Related from their multiple perspectives, including those of their older, wiser, real-life counterparts and their bewildered parents, plus the hapless librarian, British writer/director Burt Layton meticulously reconstructs the entire operation – from its fanciful beginning to its ignominious conclusion.

After obtaining Library blueprints, they devise ways to circumvent the surveillance equipment, clear an escape route thru the ‘staff only’ elevator, obtain ‘elderly’ disguises (which they eventually discard) and make elaborate plans about how to ‘fence’ the stolen property after they make their getaway in the midst of final exams.

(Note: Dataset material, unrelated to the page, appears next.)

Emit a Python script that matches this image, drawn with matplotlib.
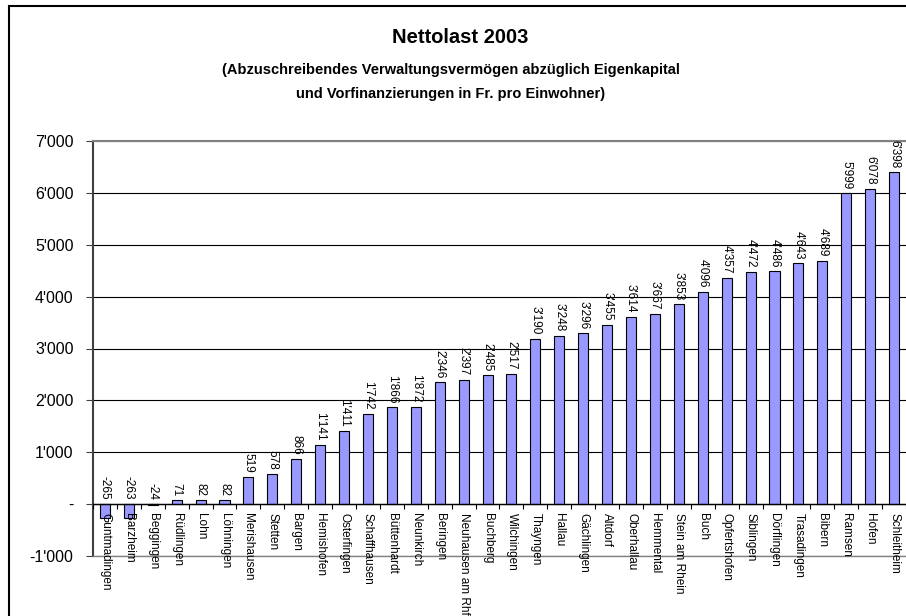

Much of this is inspired by ‘researching’ Stanley Kubrick’s “The Killing,” along with “The Sting,” “The Thomas Crown Affair,” “Ocean’s Eleven,” “The Getaway,” “Snatch,” “Goodfellas” and Quentin Tarantino’s “Reservoir Dogs.”

Harking back to his 2012 hybrid-documentary “The Impostor,” which fuses fact with fantasy, Burt Layton, collaborating with cinematographer Ole Bratt Birkeland and editor Nick Fenton, blurs memory with reality, often intercutting what may-or-may-not have actually happened in Manhattan and Amsterdam, as their felony is viewed from hindsight.

“We did the robbery as a way to escape,” one admits. “I think we all knew that we wanted something different, and we had to break away from where we were living…”

On the Granger Movie Gauge of 1 to 10, “American Animals” is a shallow, if stylishly suspenseful 6, relating a criminal caper that goes awry.